Maranatha Farm Kennels in maine, great breeding and health, June Cawood knows her genetics and raises pupies with brains. Price for a pup is $800 with a health guarentee that she DOES BACK UP


----------



## shawn murace (Feb 20, 2007)

Timothy Stacy said:


> I don't care about what the hell is sitting in a shelter or what a friend should do. It's his ****ing choice and he's looking for a lab with parents who have health certs. And good temperment. If he wanted a shelter dog he could drive down the streets of Chicago and pick up any pit/lab mix walking down the street this winter. He's looking for a BREEDER! Who the **** am I to talk him into a shelter dog! I thought they were gonna start feeding the poor with these shelter dogs anyhow, I'd hat to take food out of the needy mouths!

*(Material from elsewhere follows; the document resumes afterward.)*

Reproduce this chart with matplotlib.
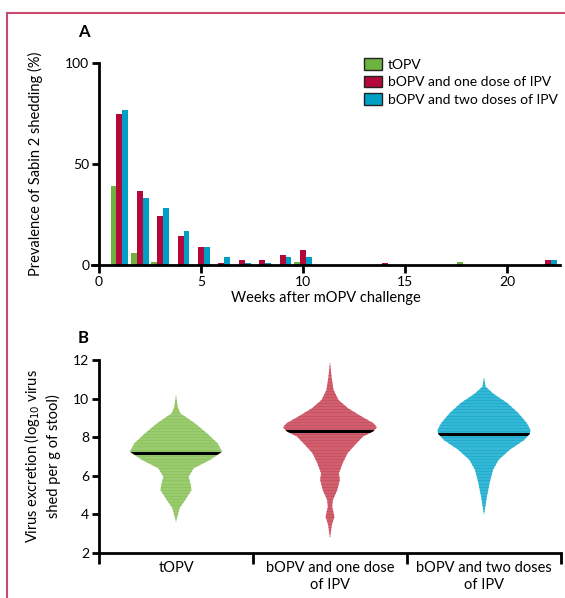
import matplotlib.pyplot as plt
import numpy as np
from matplotlib.patches import Polygon, Rectangle
from matplotlib.lines import Line2D

plt.rcParams['font.family'] = ['Lato', 'DejaVu Sans']

# Panel A: weekly prevalence of Sabin 2 shedding (%)
weeks = [1, 2, 3, 4, 5, 6, 7, 8, 9, 10, 14, 18, 22]
topv = [39.0, 6.1, 1.7, 0, 0, 0, 0, 0, 0, 1.7, 0, 1.7, 0]
bopv_one = [74.8, 36.6, 24.3, 14.4, 8.9, 1.1, 2.5, 2.5, 5.0, 7.4, 1.1, 0, 2.5]
bopv_two = [76.7, 33.2, 28.2, 16.8, 8.9, 4.0, 1.1, 1.1, 4.0, 4.0, 0, 0, 2.5]
series_names = ['tOPV', 'bOPV and one dose of IPV', 'bOPV and two doses of IPV']

# Panel B: violin outlines (log10 value, half width in category units)
groups = ['tOPV', 'bOPV and one dose\nof IPV', 'bOPV and two doses\nof IPV']
topv_y = [10.2, 9.58, 9.24, 8.72, 8.2, 7.68, 7.25, 6.82, 6.39, 5.95, 5.6, 5.26, 4.75, 4.33, 3.6]
topv_w = [0, 0.011, 0.028, 0.123, 0.201, 0.271, 0.299, 0.221, 0.115, 0.082, 0.094, 0.101, 0.060, 0.024, 0]
one_y = [11.9, 11.13, 10.45, 9.93, 9.5, 9.06, 8.72, 8.51, 8.3, 8.03, 7.6, 7.17, 6.65, 6.13, 5.78,
         5.26, 4.75, 4.4, 3.88, 3.45, 2.76]
one_w = [0, 0.010, 0.023, 0.055, 0.117, 0.208, 0.283, 0.305, 0.28, 0.214, 0.162, 0.114, 0.082, 0.058,
         0.064, 0.047, 0.019, 0.014, 0.029, 0.012, 0]
two_y = [11.1, 10.62, 10.27, 9.76, 9.24, 8.72, 8.37, 8.17, 7.85, 7.34, 6.82, 6.3, 5.61, 4.92, 3.97]
two_w = [0, 0.010, 0.058, 0.153, 0.224, 0.279, 0.302, 0.297, 0.260, 0.166, 0.094, 0.058, 0.036, 0.019, 0]
medians = [7.2, 8.3, 8.15]

bar_colors = ['#6db33f', '#b5083a', '#00a0c6']
violin_base = ['#9ccc70', '#d2606f', '#35b9d6']
violin_stripe = ['#8cc25f', '#c44f62', '#1eaacb']

fig = plt.figure(figsize=(5.65, 5.98), dpi=100)

# page border
fig.add_artist(Line2D([7 / 565, 7 / 565], [0, 1 - 13 / 598], color='#c9496d', lw=1.5))
fig.add_artist(Line2D([7 / 565, 1], [1 - 13 / 598, 1 - 13 / 598], color='#c9496d', lw=1.5))

# ---- Panel A ----
ax = fig.add_axes([91.9 / 565, 333 / 598, 468.1 / 565, 202 / 598])
x = np.array(weeks)
w = 0.29
for i, vals in enumerate([topv, bopv_one, bopv_two]):
    ax.bar(x + (i - 1) * w, vals, w, color=bar_colors[i], label=series_names[i])
ax.set_xlim(-0.35, 22.6)
ax.set_ylim(0, 100)
ax.spines['left'].set_position(('data', 0))
ax.spines['left'].set_bounds(0, 100)
for s in ['top', 'right']:
    ax.spines[s].set_visible(False)
for s in ['left', 'bottom']:
    ax.spines[s].set_linewidth(2)
ax.set_xticks([0, 5, 10, 15, 20])
ax.set_yticks([0, 50, 100])
ax.tick_params(width=2, length=5, labelsize=10, pad=2)
ax.tick_params(axis='x', length=6)
ax.set_xlabel('Weeks after mOPV challenge', fontsize=10.5, labelpad=2)
ax.set_ylabel('Prevalence of Sabin 2 shedding (%)', fontsize=10.5, labelpad=16)
handles = [Rectangle((0, 0), 1, 1, facecolor=c, edgecolor='#222222', lw=1) for c in bar_colors]
ax.legend(handles, series_names, loc='upper left', bbox_to_anchor=(0.57, 1.05), frameon=False,
          fontsize=10, handlelength=1.3, handleheight=0.9, handletextpad=0.4, labelspacing=0.35,
          borderaxespad=0)
fig.text(78 / 565, 1 - 32 / 598, 'A', fontsize=12, fontweight='bold', va='center')

# ---- Panel B ----
bx = fig.add_axes([99 / 565, 45 / 598, 462 / 565, 193 / 598])
bx.set_xlim(-0.5, 2.5)
bx.set_ylim(2, 12)
profiles = [(topv_y, topv_w), (one_y, one_w), (two_y, two_w)]
for i, (ys, ws) in enumerate(profiles):
    ys = np.array(ys)
    ws = np.array(ws)
    verts = np.column_stack([np.concatenate([i + ws, (i - ws)[::-1]]),
                             np.concatenate([ys, ys[::-1]])])
    poly = Polygon(verts, closed=True, facecolor=violin_base[i], edgecolor='none')
    bx.add_patch(poly)
    # thin horizontal stripes like the original rendering
    for k, yy in enumerate(np.arange(2.0, 12.0, 0.08)):
        if k % 2:
            ln = bx.plot([i - 0.4, i + 0.4], [yy, yy], color=violin_stripe[i], lw=0.8, alpha=0.8)[0]
            ln.set_clip_path(poly)
    med = bx.plot([i - 0.4, i + 0.4], [medians[i], medians[i]], color='black', lw=2.2)[0]
    med.set_clip_path(poly)

for s in ['top', 'right']:
    bx.spines[s].set_visible(False)
for s in ['left', 'bottom']:
    bx.spines[s].set_linewidth(2)
bx.set_yticks([2, 4, 6, 8, 10, 12])
bx.set_xticks([-0.5, 0.5, 1.5, 2.5])
bx.set_xticklabels([])
bx.set_xticks([0, 1, 2], minor=True)
bx.set_xticklabels(groups, minor=True, fontsize=10.5, linespacing=1.25)
bx.tick_params(axis='x', which='major', width=2, length=8)
bx.tick_params(axis='x', which='minor', length=0, pad=6)
bx.tick_params(axis='y', width=2, length=5, labelsize=10, pad=2)
bx.set_ylabel('Virus excretion (log$_{10}$ virus\nshed per g of stool)', fontsize=10.5,
              labelpad=9, linespacing=1.25)
fig.text(78 / 565, 1 - 338 / 598, 'B', fontsize=12, fontweight='bold', va='center')

plt.savefig('out.png', dpi=100)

Calm down, man. Just suggestions. Holy shit.


----------



## Timothy Stacy (Jan 29, 2009)

shawn murace said:


> Calm down, man. Just suggestions. Holy shit.


It's irritating when somebody ask a question and you get replies like some of these. 
It's like starting a thread on someone looking for a bomb sniffing dog and someone saying they have a single purpose biting dog and somebody jumping in saying I agree, you should get a biting dog. Plain stupid!


----------



## Bob Scott (Mar 30, 2006)

Show line Lab difference from working line Lab is as bad as the GSD thing. The showline looks like giant ticks. JMHO of course :grin: 
The Lab is the #1 AKC registered breed in the USA. There are gajillion BYBs out there, select carefully! :wink:


----------



## Carol Boche (May 13, 2007)

Bob Scott said:


> The showline looks like giant ticks. JMHO of course :grin:


<snort>Too Funny!!! 

Still waiting on another call back Tim. The guy that Doug knows that does field trials is supposed to be back tonight. He was off hunting. 

I am just going to send you his number via PM, then you can talk with him and there is no third party.


----------



## Gerry Grimwood (Apr 2, 2007)

Timothy Stacy said:


> I don't care about what the hell is sitting in a shelter or what a friend should do. It's his ****ing choice and he's looking for a lab with parents who have health certs. And good temperment. If he wanted a shelter dog he could drive down the streets of Chicago and pick up any pit/lab mix walking down the street this winter. He's looking for a BREEDER! Who the **** am I to talk him into a shelter dog! I thought they were gonna start feeding the poor with these shelter dogs anyhow, I'd hat to take food out of the needy mouths!


How about a labradoodle ??


----------



## Carol Boche (May 13, 2007)

Gerry Grimwood said:


> How about a labradoodle ??


Naughty!!.....and ICK!!!


----------



## Timothy Stacy (Jan 29, 2009)

Gerry Grimwood said:


> How about a labradoodle ??


Working labradoodle?


----------



## Gerry Grimwood (Apr 2, 2007)

Timothy Stacy said:


> Working labradoodle?


Abtholutely..

http://www.youtube.com/watch?v=dwuwVI7TBxs&feature=related


----------



## Timothy Stacy (Jan 29, 2009)

Gerry Grimwood said:


> Abtholutely..
> 
> http://www.youtube.com/watch?v=dwuwVI7TBxs&feature=related


Very intelligent dog along with beautiful flooring :razz:


----------